▶ **GIVEN REQUEST**:
All of the lines below are to be printed again exactly; images are excluded from the output.
=-=-=
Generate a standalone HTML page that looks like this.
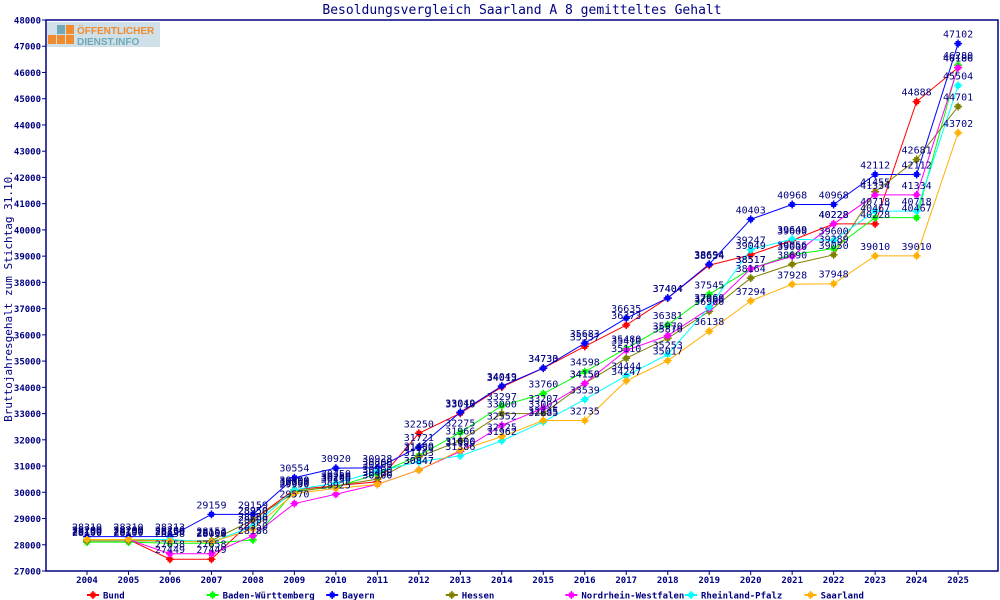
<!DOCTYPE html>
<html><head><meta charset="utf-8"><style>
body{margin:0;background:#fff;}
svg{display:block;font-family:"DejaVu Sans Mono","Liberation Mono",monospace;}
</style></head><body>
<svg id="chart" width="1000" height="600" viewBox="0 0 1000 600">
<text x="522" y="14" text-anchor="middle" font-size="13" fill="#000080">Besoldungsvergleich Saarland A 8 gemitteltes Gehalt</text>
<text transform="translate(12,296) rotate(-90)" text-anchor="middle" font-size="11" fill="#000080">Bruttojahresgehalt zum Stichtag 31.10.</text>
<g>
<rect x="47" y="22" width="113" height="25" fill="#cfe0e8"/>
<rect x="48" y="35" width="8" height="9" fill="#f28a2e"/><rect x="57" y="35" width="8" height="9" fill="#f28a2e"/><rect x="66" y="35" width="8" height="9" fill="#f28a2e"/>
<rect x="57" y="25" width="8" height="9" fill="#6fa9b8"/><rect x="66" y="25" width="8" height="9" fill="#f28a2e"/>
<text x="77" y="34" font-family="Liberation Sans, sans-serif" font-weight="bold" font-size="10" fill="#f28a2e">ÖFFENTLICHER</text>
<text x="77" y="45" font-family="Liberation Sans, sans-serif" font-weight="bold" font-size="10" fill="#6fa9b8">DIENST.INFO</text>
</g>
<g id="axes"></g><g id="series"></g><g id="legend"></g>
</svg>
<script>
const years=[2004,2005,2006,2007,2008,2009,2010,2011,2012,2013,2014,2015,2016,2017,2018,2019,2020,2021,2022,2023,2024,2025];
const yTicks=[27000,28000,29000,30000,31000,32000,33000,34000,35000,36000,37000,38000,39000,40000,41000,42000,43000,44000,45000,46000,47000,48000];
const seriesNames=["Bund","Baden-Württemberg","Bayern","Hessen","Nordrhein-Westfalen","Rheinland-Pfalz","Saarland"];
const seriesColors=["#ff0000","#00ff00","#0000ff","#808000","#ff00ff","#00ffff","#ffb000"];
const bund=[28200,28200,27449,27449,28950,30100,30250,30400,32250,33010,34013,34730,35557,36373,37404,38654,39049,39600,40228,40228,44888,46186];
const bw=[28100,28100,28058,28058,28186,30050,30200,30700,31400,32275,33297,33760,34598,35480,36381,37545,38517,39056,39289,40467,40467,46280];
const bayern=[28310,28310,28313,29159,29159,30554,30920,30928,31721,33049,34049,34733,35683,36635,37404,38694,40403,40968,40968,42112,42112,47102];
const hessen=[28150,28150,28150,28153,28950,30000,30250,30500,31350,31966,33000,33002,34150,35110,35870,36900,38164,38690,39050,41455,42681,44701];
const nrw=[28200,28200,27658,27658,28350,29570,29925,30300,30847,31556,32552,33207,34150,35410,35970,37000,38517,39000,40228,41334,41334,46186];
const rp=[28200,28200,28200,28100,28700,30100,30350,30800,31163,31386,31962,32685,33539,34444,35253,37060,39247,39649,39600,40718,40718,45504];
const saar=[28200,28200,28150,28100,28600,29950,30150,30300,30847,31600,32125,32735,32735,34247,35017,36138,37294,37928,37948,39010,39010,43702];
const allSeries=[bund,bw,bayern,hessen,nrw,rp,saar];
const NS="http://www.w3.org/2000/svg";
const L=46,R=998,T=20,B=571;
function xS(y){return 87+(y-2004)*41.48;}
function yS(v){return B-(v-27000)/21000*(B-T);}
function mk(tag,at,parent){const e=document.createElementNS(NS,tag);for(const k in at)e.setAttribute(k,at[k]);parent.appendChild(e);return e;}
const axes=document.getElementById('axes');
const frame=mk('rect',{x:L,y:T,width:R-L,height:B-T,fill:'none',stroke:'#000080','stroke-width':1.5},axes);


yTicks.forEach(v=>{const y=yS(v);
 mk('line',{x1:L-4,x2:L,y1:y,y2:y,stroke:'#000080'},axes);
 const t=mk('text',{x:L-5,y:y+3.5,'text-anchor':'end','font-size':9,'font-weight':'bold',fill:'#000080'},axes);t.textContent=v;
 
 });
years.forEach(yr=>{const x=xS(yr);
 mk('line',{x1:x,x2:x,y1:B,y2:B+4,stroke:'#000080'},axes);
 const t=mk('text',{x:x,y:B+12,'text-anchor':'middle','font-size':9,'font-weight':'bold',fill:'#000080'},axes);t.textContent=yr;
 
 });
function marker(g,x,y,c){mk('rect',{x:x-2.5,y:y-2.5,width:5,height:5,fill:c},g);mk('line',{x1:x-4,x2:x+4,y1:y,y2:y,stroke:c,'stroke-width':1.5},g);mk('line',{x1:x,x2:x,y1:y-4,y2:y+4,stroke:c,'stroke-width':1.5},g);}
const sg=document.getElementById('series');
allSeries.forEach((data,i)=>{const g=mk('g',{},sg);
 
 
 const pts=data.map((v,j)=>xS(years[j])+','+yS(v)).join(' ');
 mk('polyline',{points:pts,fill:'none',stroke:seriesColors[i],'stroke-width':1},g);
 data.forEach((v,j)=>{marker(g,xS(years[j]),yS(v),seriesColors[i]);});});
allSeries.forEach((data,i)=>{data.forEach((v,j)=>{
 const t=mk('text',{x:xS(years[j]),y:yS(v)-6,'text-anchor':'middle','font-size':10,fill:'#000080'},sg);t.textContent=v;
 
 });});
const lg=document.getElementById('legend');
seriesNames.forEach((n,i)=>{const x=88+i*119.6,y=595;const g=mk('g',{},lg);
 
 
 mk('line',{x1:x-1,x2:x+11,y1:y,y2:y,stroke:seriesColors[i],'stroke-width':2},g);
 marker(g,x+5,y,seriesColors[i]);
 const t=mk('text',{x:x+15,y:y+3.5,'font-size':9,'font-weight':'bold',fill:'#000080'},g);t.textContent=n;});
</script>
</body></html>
=-=-=
▶ **ANSWER TO THIS EXERCISE**:
Generate a standalone HTML page that looks like this.
<!DOCTYPE html>
<html><head><meta charset="utf-8"><style>
body{margin:0;background:#fff;}
svg{display:block;font-family:"DejaVu Sans Mono","Liberation Mono",monospace;}
</style></head><body>
<svg id="chart" width="1000" height="600" viewBox="0 0 1000 600">
<text x="522" y="14" text-anchor="middle" font-size="13" fill="#000080">Besoldungsvergleich Saarland A 8 gemitteltes Gehalt</text>
<text transform="translate(12,296) rotate(-90)" text-anchor="middle" font-size="11" fill="#000080">Bruttojahresgehalt zum Stichtag 31.10.</text>
<g>
<rect x="47" y="22" width="113" height="25" fill="#cfe0e8"/>
<rect x="48" y="35" width="8" height="9" fill="#f28a2e"/><rect x="57" y="35" width="8" height="9" fill="#f28a2e"/><rect x="66" y="35" width="8" height="9" fill="#f28a2e"/>
<rect x="57" y="25" width="8" height="9" fill="#6fa9b8"/><rect x="66" y="25" width="8" height="9" fill="#f28a2e"/>
<text x="77" y="34" font-family="Liberation Sans, sans-serif" font-weight="bold" font-size="10" fill="#f28a2e">ÖFFENTLICHER</text>
<text x="77" y="45" font-family="Liberation Sans, sans-serif" font-weight="bold" font-size="10" fill="#6fa9b8">DIENST.INFO</text>
</g>
<g id="axes"></g><g id="series"></g><g id="legend"></g>
</svg>
<script>
const years=[2004,2005,2006,2007,2008,2009,2010,2011,2012,2013,2014,2015,2016,2017,2018,2019,2020,2021,2022,2023,2024,2025];
const yTicks=[27000,28000,29000,30000,31000,32000,33000,34000,35000,36000,37000,38000,39000,40000,41000,42000,43000,44000,45000,46000,47000,48000];
const seriesNames=["Bund","Baden-Württemberg","Bayern","Hessen","Nordrhein-Westfalen","Rheinland-Pfalz","Saarland"];
const seriesColors=["#ff0000","#00ff00","#0000ff","#808000","#ff00ff","#00ffff","#ffb000"];
const bund=[28200,28200,27449,27449,28950,30100,30250,30400,32250,33010,34013,34730,35557,36373,37404,38654,39049,39600,40228,40228,44888,46186];
const bw=[28100,28100,28058,28058,28186,30050,30200,30700,31400,32275,33297,33760,34598,35480,36381,37545,38517,39056,39289,40467,40467,46280];
const bayern=[28310,28310,28313,29159,29159,30554,30920,30928,31721,33049,34049,34733,35683,36635,37404,38694,40403,40968,40968,42112,42112,47102];
const hessen=[28150,28150,28150,28153,28950,30000,30250,30500,31350,31966,33000,33002,34150,35110,35870,36900,38164,38690,39050,41455,42681,44701];
const nrw=[28200,28200,27658,27658,28350,29570,29925,30300,30847,31556,32552,33207,34150,35410,35970,37000,38517,39000,40228,41334,41334,46186];
const rp=[28200,28200,28200,28100,28700,30100,30350,30800,31163,31386,31962,32685,33539,34444,35253,37060,39247,39649,39600,40718,40718,45504];
const saar=[28200,28200,28150,28100,28600,29950,30150,30300,30847,31600,32125,32735,32735,34247,35017,36138,37294,37928,37948,39010,39010,43702];
const allSeries=[bund,bw,bayern,hessen,nrw,rp,saar];
const NS="http://www.w3.org/2000/svg";
const L=46,R=998,T=20,B=571;
function xS(y){return 87+(y-2004)*41.48;}
function yS(v){return B-(v-27000)/21000*(B-T);}
function mk(tag,at,parent){const e=document.createElementNS(NS,tag);for(const k in at)e.setAttribute(k,at[k]);parent.appendChild(e);return e;}
const axes=document.getElementById('axes');
const frame=mk('rect',{x:L,y:T,width:R-L,height:B-T,fill:'none',stroke:'#000080','stroke-width':1.5},axes);


yTicks.forEach(v=>{const y=yS(v);
 mk('line',{x1:L-4,x2:L,y1:y,y2:y,stroke:'#000080'},axes);
 const t=mk('text',{x:L-5,y:y+3.5,'text-anchor':'end','font-size':9,'font-weight':'bold',fill:'#000080'},axes);t.textContent=v;
 
 });
years.forEach(yr=>{const x=xS(yr);
 mk('line',{x1:x,x2:x,y1:B,y2:B+4,stroke:'#000080'},axes);
 const t=mk('text',{x:x,y:B+12,'text-anchor':'middle','font-size':9,'font-weight':'bold',fill:'#000080'},axes);t.textContent=yr;
 
 });
function marker(g,x,y,c){mk('rect',{x:x-2.5,y:y-2.5,width:5,height:5,fill:c},g);mk('line',{x1:x-4,x2:x+4,y1:y,y2:y,stroke:c,'stroke-width':1.5},g);mk('line',{x1:x,x2:x,y1:y-4,y2:y+4,stroke:c,'stroke-width':1.5},g);}
const sg=document.getElementById('series');
allSeries.forEach((data,i)=>{const g=mk('g',{},sg);
 
 
 const pts=data.map((v,j)=>xS(years[j])+','+yS(v)).join(' ');
 mk('polyline',{points:pts,fill:'none',stroke:seriesColors[i],'stroke-width':1},g);
 data.forEach((v,j)=>{marker(g,xS(years[j]),yS(v),seriesColors[i]);});});
allSeries.forEach((data,i)=>{data.forEach((v,j)=>{
 const t=mk('text',{x:xS(years[j]),y:yS(v)-6,'text-anchor':'middle','font-size':10,fill:'#000080'},sg);t.textContent=v;
 
 });});
const lg=document.getElementById('legend');
seriesNames.forEach((n,i)=>{const x=88+i*119.6,y=595;const g=mk('g',{},lg);
 
 
 mk('line',{x1:x-1,x2:x+11,y1:y,y2:y,stroke:seriesColors[i],'stroke-width':2},g);
 marker(g,x+5,y,seriesColors[i]);
 const t=mk('text',{x:x+15,y:y+3.5,'font-size':9,'font-weight':'bold',fill:'#000080'},g);t.textContent=n;});
</script>
</body></html>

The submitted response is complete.